Columbia International Affairs Online: Working Papers

CIAO DATE: 01/2014

Illicit Americas: Historical Dynamics of Smuggling in U.S. Relations with Its Neighbors

Peter Andreas

September 2013

Watson Institute for International Studies, Brown University

Abstract

The proliferation of illicit cross-border flows in the Americas — ranging from unauthorized migrant workers and psychoactive substances to arms and dirty money — is often portrayed as an alarming and unprecedented challenge to borders and government authority in the region. At first glance, there is indeed much that is new and novel — most dramatized by the sheer magnitude of drug-related violence in recent years in countries such as Mexico and Honduras.
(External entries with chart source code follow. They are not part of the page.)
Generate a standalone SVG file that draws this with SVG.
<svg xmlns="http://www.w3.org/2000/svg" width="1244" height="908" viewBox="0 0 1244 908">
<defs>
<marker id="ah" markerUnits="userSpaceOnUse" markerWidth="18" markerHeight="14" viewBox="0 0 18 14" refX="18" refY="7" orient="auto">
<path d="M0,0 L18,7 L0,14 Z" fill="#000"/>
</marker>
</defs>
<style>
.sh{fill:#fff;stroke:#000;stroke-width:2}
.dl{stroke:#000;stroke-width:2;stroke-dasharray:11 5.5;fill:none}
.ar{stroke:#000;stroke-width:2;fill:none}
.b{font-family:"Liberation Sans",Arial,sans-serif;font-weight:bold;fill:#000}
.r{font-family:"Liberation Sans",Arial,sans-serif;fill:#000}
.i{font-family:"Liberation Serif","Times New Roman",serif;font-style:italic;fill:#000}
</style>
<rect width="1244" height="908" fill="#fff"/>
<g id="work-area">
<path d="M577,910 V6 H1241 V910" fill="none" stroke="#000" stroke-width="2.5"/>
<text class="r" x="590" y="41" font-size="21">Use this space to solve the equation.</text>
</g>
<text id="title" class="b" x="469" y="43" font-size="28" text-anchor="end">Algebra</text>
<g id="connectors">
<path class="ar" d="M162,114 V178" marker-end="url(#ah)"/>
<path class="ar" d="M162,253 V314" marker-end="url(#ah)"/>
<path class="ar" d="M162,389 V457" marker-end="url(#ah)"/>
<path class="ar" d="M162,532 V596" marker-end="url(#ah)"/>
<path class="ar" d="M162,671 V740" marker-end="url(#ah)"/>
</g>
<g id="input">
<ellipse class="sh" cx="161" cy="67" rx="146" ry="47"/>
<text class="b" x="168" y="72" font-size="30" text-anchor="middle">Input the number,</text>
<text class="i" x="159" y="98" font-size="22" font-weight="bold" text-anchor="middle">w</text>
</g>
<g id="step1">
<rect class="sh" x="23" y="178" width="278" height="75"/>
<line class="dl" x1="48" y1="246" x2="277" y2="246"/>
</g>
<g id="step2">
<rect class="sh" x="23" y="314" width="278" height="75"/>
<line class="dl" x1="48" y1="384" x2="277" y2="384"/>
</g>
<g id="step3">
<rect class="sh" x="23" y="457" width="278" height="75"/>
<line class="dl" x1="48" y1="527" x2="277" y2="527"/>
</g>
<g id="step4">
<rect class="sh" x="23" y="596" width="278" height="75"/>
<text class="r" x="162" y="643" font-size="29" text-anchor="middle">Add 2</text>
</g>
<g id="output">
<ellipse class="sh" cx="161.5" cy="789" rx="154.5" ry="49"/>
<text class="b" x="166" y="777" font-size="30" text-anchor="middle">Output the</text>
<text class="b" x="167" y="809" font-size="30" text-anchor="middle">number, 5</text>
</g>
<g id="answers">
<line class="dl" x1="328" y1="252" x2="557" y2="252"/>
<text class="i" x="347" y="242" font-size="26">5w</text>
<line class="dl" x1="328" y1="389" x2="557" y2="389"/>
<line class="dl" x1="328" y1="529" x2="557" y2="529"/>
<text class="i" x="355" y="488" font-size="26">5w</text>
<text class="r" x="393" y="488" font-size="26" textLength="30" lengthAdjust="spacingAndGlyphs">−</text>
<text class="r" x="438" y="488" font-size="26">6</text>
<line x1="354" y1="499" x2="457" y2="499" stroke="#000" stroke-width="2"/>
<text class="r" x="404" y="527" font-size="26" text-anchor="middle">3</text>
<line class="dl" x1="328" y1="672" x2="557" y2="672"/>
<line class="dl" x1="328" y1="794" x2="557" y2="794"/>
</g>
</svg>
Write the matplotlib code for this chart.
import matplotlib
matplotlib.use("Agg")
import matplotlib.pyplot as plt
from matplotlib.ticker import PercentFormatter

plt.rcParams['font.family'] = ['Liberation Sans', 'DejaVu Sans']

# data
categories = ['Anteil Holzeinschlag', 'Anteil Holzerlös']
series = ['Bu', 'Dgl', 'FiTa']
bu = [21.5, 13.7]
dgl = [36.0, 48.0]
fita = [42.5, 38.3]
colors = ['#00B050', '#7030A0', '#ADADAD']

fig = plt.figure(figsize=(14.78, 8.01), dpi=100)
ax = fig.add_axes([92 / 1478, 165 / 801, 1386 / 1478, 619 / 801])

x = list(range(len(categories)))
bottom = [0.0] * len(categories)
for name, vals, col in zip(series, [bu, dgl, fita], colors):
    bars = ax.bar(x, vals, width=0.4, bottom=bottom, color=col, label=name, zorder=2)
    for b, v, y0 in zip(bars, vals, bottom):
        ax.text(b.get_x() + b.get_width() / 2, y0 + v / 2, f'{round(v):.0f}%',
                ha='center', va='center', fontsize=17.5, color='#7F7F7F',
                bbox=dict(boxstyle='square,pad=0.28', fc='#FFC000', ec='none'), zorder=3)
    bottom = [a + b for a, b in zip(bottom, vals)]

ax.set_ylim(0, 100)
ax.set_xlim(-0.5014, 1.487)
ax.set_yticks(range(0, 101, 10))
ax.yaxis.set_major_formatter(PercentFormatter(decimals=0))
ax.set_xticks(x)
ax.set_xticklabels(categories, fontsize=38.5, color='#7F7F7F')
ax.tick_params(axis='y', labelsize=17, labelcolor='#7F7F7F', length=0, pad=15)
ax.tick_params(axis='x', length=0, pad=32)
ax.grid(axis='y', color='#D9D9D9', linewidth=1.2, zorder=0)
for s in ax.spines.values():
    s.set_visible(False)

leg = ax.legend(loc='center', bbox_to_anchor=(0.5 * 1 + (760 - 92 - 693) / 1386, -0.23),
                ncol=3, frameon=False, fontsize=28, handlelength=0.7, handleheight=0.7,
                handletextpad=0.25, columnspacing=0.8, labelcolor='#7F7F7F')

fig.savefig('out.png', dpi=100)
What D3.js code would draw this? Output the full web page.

Yet from a much broader historical perspective, illicit cross-border flows of various sorts have been a defining feature of U.S. commercial relations with its neighbors from the very start, suggesting that there is much more continuity with the past than conventional accounts recognize. Porous borders and weak government capacity have long defined the region, and attempts to secure borders and tighten controls have often had the perverse and unintended consequence of creating a more formidable smuggling challenge. At the same time, efforts to regulate illicit border crossings have expanded the reach of central government authority and stimulated the development of border enforcement infrastructure and capacity. Bringing this history back in to contemporary policy debates can offer fresh perspectives and lessons and provide an antidote to the often shrill and hyperbolic public discourse today about “out of control” borders.